There are plenty of things that reach their prime long before we enter mid-life. Love is not one of them. Love is something we are continually discovering about our selves; it is a grand art, creating fresh forms with each passing year.

 

The poet Rainer Maria Rilke wrote beautifully of love’s evolution: “Young people, who are beginners in everything, cannot yet know love: they have to learn it….Love is at first not anything that means merging, giving over, and uniting with another (for what would a union be of something unclarified and unfinished, still subordinate). It is a high inducement to the individual to ripen, to become something in [her]self.”

 

I know this is true from my own history of love: when I was very young my love was wonderfully innocent and trusting. My adolescent love was full of fantasies of Prince Charming and I was taken with the story of Snow White awaiting the kiss of a prince. In my 20’s and 30’s, I loved my “other half,” reaching for wholeness through relationship. In mid-life, love is radically more than I could have dreamed at any previous stage. In different ways, for each of us, love is a living story of our deepest nature.

 

Think about your living love story, not the story based on life circumstance such as finding a soul-mate, having wonderful children, an enduring marriage, dear friends, or a close family.
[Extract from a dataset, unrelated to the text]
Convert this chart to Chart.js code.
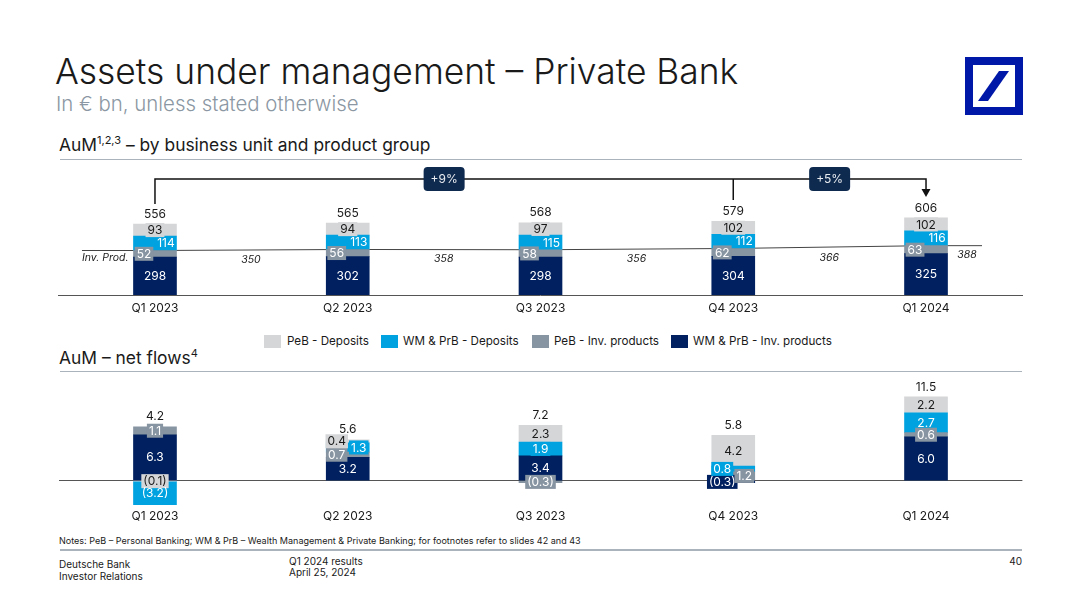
<!DOCTYPE html>
<html>
<head>
<meta charset="utf-8">
<title>Assets under management - Private Bank</title>
<script src="https://cdn.jsdelivr.net/npm/chart.js@4"></script>
<style>
  body { margin: 0; background: #fff; font-family: Inter, sans-serif; color: #1a1a1a; }
  #page { position: relative; width: 1080px; height: 608px; overflow: hidden; }
  #page > * { position: absolute; }
  #page > div { white-space: nowrap; }
  canvas { left: 0; }
  .rule { left: 60px; width: 962px; height: 1px; background: #aab2bb; }
  .heading { left: 59px; font-size: 17.4px; line-height: 20px; }
  .heading sup { font-size: 11px; line-height: 0; }
  .small { font-size: 10px; line-height: 11px; }
  .legend-box { width: 17px; height: 13px; top: 335px; }
  .legend-text { top: 334px; font-size: 11.65px; line-height: 15px; }
</style>
</head>
<body>
<div id="page">
  <div style="left:55px;top:49px;font-size:35.4px;line-height:46px;font-weight:300;">Assets under management – Private Bank</div>
  <div style="left:56px;top:91px;font-size:20.4px;line-height:26px;font-weight:300;color:#8b97a3;">In € bn, unless stated otherwise</div>
  <svg style="left:965px;top:57px;" width="58" height="58" viewBox="0 0 58 58">
    <path fill="#0018a8" fill-rule="evenodd" d="M0 0H58V58H0ZM8 8V50H50V8Z"/>
    <path fill="#0018a8" d="M13 44L34 14H44L23 44Z"/>
  </svg>
  <div class="heading" style="top:135px;">AuM<sup>1,2,3</sup> – by business unit and product group</div>
  <div class="rule" style="top:159px;"></div>
  <canvas id="aumChart" width="1080" height="155" style="top:165px;width:1080px;height:155px;"></canvas>
  <div id="legend"></div>
  <div class="heading" style="top:348px;">AuM – net flows<sup>4</sup></div>
  <div class="rule" style="top:371px;"></div>
  <canvas id="flowChart" width="1080" height="150" style="top:375px;width:1080px;height:150px;"></canvas>
  <div style="left:59px;top:535px;font-size:9.04px;line-height:11px;">Notes: PeB – Personal Banking; WM &amp; PrB – Wealth Management &amp; Private Banking; for footnotes refer to slides 42 and 43</div>
  <div class="rule" style="top:549px;height:2px;"></div>
  <div class="small" style="left:59px;top:558px;line-height:12px;">Deutsche Bank<br>Investor Relations</div>
  <div class="small" style="left:289px;top:556px;">Q1 2024 results<br>April 25, 2024</div>
  <div class="small" style="left:1000px;width:22px;top:556px;text-align:right;">40</div>
</div>

<script>
const quarters = ["Q1 2023", "Q2 2023", "Q3 2023", "Q4 2023", "Q1 2024"];
const seriesNames = ["WM & PrB - Inv. products", "PeB - Inv. products", "WM & PrB - Deposits", "PeB - Deposits"];

// AuM, EUR bn
const aumWmInv = [298, 302, 298, 304, 325];
const aumPebInv = [52, 56, 58, 62, 63];
const aumWmDep = [114, 113, 115, 112, 116];
const aumPebDep = [93, 94, 97, 102, 102];
const aumTotals = ["556", "565", "568", "579", "606"];
const invProdTotals = [350, 358, 356, 366, 388];
const growthLabels = ["+9%", "+5%"];

// Net flows, EUR bn
// the one PeB deposit outflow sits next to the axis, so it needs its own dataset
const flowPebDepOut = [-0.1, null, null, null, null];
const flowWmInv = [6.3, 3.2, 3.4, -0.3, 6.0];
const flowPebInv = [1.1, 0.7, -0.3, 1.2, 0.6];
const flowWmDep = [-3.2, 1.3, 1.9, 0.8, 2.7];
const flowPebDep = [null, 0.4, 2.3, 4.2, 2.2];
const flowTotals = ["4.2", "5.6", "7.2", "5.8", "11.5"];

const seriesColors = ["#00205f", "#8794a1", "#00a3e0", "#d5d6d8"];
const FONT = "Inter, sans-serif";

// sideways nudge of the value labels, by series then quarter
const aumShifts = [[0, 0, 0, 0, 0], [-11, -11, -11, -11, -11], [11, 11, 11, 11, 11], [0, 0, 0, 0, 0]];
const flowShifts = [[0, 0, 0, -11, 0], [0, -11, 0, 11, 0], [0, 11, 0, -11, 0], [0, -11, 0, 0, 0]];

function formatValue(value, decimals) {
  const text = Math.abs(value).toFixed(decimals);
  return value < 0 ? "(" + text + ")" : text;
}

function barMetas(chart) {
  return chart.data.datasets
    .map((dataset, i) => ({ dataset, meta: chart.getDatasetMeta(i) }))
    .filter((item) => item.dataset.type === "bar");
}

/**
 * Value labels inside the segments, with a colour patch when the segment is too thin
 */
function segmentLabels(decimals) {
  return {
    id: "segmentLabels",
    afterDatasetsDraw(chart) {
      const ctx = chart.ctx;
      ctx.save();
      ctx.font = "12px " + FONT;
      ctx.textAlign = "center";
      ctx.textBaseline = "middle";
      barMetas(chart).forEach(({ dataset, meta }) => {
        meta.data.forEach((bar, j) => {
          const value = dataset.data[j];
          if (value === null) return;
          const text = formatValue(value, decimals);
          const x = bar.x + dataset.shifts[j];
          const y = (bar.y + bar.base) / 2;
          if (Math.abs(bar.base - bar.y) < 14) {
            const w = ctx.measureText(text).width + 4;
            ctx.fillStyle = dataset.backgroundColor;
            ctx.fillRect(x - w / 2, y - 7, w, 14);
          }
          ctx.fillStyle = dataset.backgroundColor === seriesColors[3] ? "#1a1a1a" : "#ffffff";
          ctx.fillText(text, x, y + 0.5);
        });
      });
      ctx.restore();
    },
  };
}

/**
 * Totals above each stack
 */
function totalLabels(totals) {
  return {
    id: "totalLabels",
    afterDatasetsDraw(chart) {
      const ctx = chart.ctx;
      ctx.save();
      ctx.font = "12px " + FONT;
      ctx.textAlign = "center";
      ctx.textBaseline = "middle";
      ctx.fillStyle = "#1a1a1a";
      totals.forEach((text, j) => {
        const bars = barMetas(chart)
          .filter(({ dataset }) => dataset.data[j] !== null)
          .map(({ meta }) => meta.data[j]);
        const top = Math.min(...bars.map((bar) => Math.min(bar.y, bar.base)));
        ctx.fillText(text, bars[0].x, top - 10);
      });
      ctx.restore();
    },
  };
}

/**
 * Inv. products line ends, caption and the values next to each bar
 */
const invProdAnnotations = {
  id: "invProdAnnotations",
  beforeDatasetsDraw(chart) {
    const { x, y } = chart.scales;
    const ctx = chart.ctx;
    const last = invProdTotals.length - 1;
    ctx.save();
    ctx.strokeStyle = "#444";
    ctx.lineWidth = 1;
    ctx.beginPath();
    ctx.moveTo(x.getPixelForValue(0) - 73, y.getPixelForValue(invProdTotals[0]));
    ctx.lineTo(x.getPixelForValue(0), y.getPixelForValue(invProdTotals[0]));
    ctx.moveTo(x.getPixelForValue(last), y.getPixelForValue(invProdTotals[last]));
    ctx.lineTo(x.getPixelForValue(last) + 56, y.getPixelForValue(invProdTotals[last]));
    ctx.stroke();
    ctx.restore();
  },
  afterDatasetsDraw(chart) {
    const { x, y } = chart.scales;
    const ctx = chart.ctx;
    const last = invProdTotals.length - 1;
    ctx.save();
    ctx.font = "italic 10.5px " + FONT;
    ctx.textBaseline = "middle";
    ctx.textAlign = "center";
    ctx.fillStyle = "#1a1a1a";
    invProdTotals.forEach((value, j) => {
      const offset = j === last ? 41 : 96;
      ctx.fillText(String(value), x.getPixelForValue(j) + offset, y.getPixelForValue(value) + 9.5);
    });
    ctx.textAlign = "left";
    ctx.fillText("Inv. Prod.", x.getPixelForValue(0) - 73, y.getPixelForValue(invProdTotals[0]) + 7.5);
    ctx.restore();
  },
};

/**
 * Growth bracket with the two pills
 */
const growthBracket = {
  id: "growthBracket",
  afterDraw(chart) {
    const x = chart.scales.x;
    const ctx = chart.ctx;
    const topY = 14;
    const from = x.getPixelForValue(0);
    const mid = x.getPixelForValue(3);
    const to = x.getPixelForValue(4);
    ctx.save();
    ctx.strokeStyle = "#111";
    ctx.lineWidth = 1.5;
    ctx.beginPath();
    ctx.moveTo(from, 39);
    ctx.lineTo(from, topY);
    ctx.lineTo(to, topY);
    ctx.lineTo(to, 26);
    ctx.moveTo(mid, topY);
    ctx.lineTo(mid, 35);
    ctx.stroke();
    ctx.fillStyle = "#111";
    ctx.beginPath();
    ctx.moveTo(to - 4.5, 24);
    ctx.lineTo(to + 4.5, 24);
    ctx.lineTo(to, 32);
    ctx.closePath();
    ctx.fill();

    ctx.font = "12px " + FONT;
    ctx.textAlign = "center";
    ctx.textBaseline = "middle";
    [(from + mid) / 2, (mid + to) / 2].forEach((cx, k) => {
      ctx.fillStyle = "#0f2a4f";
      ctx.beginPath();
      ctx.roundRect(cx - 20.5, topY - 12, 41, 24, 4);
      ctx.fill();
      ctx.fillStyle = "#e8ecf0";
      ctx.fillText(growthLabels[k], cx, topY + 0.5);
    });
    ctx.restore();
  },
};

function barDataset(series, data, shifts) {
  return {
    type: "bar",
    label: seriesNames[series],
    data: data,
    shifts: shifts,
    backgroundColor: seriesColors[series],
    barThickness: 43,
    stack: "total",
    order: 0,
  };
}

function xTicks(padding) {
  return { color: "#1a1a1a", padding: padding, maxRotation: 0, autoSkip: false, font: { family: FONT, size: 12 } };
}

const baseOptions = {
  responsive: false,
  animation: false,
  plugins: { legend: { display: false }, tooltip: { enabled: false } },
};

new Chart(document.getElementById("aumChart").getContext("2d"), {
  data: {
    labels: quarters,
    datasets: [
      barDataset(0, aumWmInv, aumShifts[0]),
      barDataset(1, aumPebInv, aumShifts[1]),
      barDataset(2, aumWmDep, aumShifts[2]),
      barDataset(3, aumPebDep, aumShifts[3]),
      {
        type: "line",
        label: "Inv. products",
        data: invProdTotals,
        borderColor: "#444",
        borderWidth: 1,
        pointRadius: 0,
        stack: "line",
        order: 1,
      },
    ],
  },
  options: {
    ...baseOptions,
    layout: { padding: { left: 58.6, right: 57.6, top: 41, bottom: 0 } },
    scales: {
      x: {
        stacked: true,
        grid: { display: false, drawTicks: false },
        border: { display: true, color: "#555", width: 1 },
        ticks: xTicks(6),
        afterFit(scale) {
          scale.height = 25;
        },
      },
      y: { stacked: true, display: false, min: 0, max: 700 },
    },
  },
  plugins: [segmentLabels(0), totalLabels(aumTotals), invProdAnnotations, growthBracket],
});

new Chart(document.getElementById("flowChart").getContext("2d"), {
  data: {
    labels: quarters,
    datasets: [
      barDataset(3, flowPebDepOut, flowShifts[3]),
      barDataset(0, flowWmInv, flowShifts[0]),
      barDataset(1, flowPebInv, flowShifts[1]),
      barDataset(2, flowWmDep, flowShifts[2]),
      barDataset(3, flowPebDep, flowShifts[3]),
    ],
  },
  options: {
    ...baseOptions,
    layout: { padding: { left: 58.6, right: 57.6, top: 11, bottom: 0 } },
    scales: {
      x: {
        stacked: true,
        grid: { display: false, drawTicks: false },
        border: { display: false },
        ticks: xTicks(3),
        afterFit(scale) {
          scale.height = 19;
        },
      },
      y: {
        stacked: true,
        min: -3.5,
        max: 13,
        border: { display: false },
        ticks: { display: false, stepSize: 1 },
        grid: {
          drawTicks: false,
          color: (ctx) => (ctx.tick && Math.abs(ctx.tick.value) < 1e-9 ? "#555" : "rgba(0,0,0,0)"),
        },
        afterFit(scale) {
          scale.width = 0;
        },
      },
    },
  },
  plugins: [segmentLabels(1), totalLabels(flowTotals)],
});

// Legend reads left to right from the top of the stack
const legendLefts = [264, 381, 532, 671];
const legendTextLefts = [287, 403, 554, 693];
const legendRoot = document.getElementById("page");
[3, 2, 1, 0].forEach((series, k) => {
  const box = document.createElement("div");
  box.className = "legend-box";
  box.style.left = legendLefts[k] + "px";
  box.style.background = seriesColors[series];
  legendRoot.appendChild(box);
  const text = document.createElement("div");
  text.className = "legend-text";
  text.style.left = legendTextLefts[k] + "px";
  text.textContent = seriesNames[series];
  legendRoot.appendChild(text);
});
</script>
</body>
</html>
Although relationships and the contexts in which we come to know love are important, I’m talking about the great mystery of love itself and the deeper story, so personal to you that it’s inseparable from who you are. Love isn’t something that is limited to the right conditions, the perfect partner, or a special relationship. Love is something we discover about ourselves, the constant openness we can practice and choose, no matter the circumstances.

 

The wonderful, radical good fortune of mid-life is that we know where to look for the love that won’t leave us, the love that is constant and enduring, evolving in us even as circumstances ebb and flow. Our challenge is to stay in touch with our hearts and savor our growing capacity to love.

 

It can be hard to see love as a constant when having someone to love is what usually brings it out in us. Yet it is the ripened heart that makes all forms of love possible. We may think love is due to something very special about the other person or it’s the luck of good chemistry. We think “I’ve finally found the right person!” Well, that may be so. There really are some people who are particularly good at helping us to feel the love within us. I know that’s true of my husband. Many women have told me that just holding an infant will do it. Or the unexpected kindness of a stranger. So many things can bring our heart’s forward and our tenderness out, returning us to contact with something constant but perhaps forgotten or overlooked within us. Love is both our nature and the call to become all of who we can be.

 

Notice how you are different when you re-enter the state of love. It’s the “Wow!” experience, the moment of epiphany when the world just opens up. And, by mid-life we’ve figured it out: “We” are the world that just opened up! And our living love story turns to the chapter where we are guided by the questions: How do I most want to love? What new form will my love take?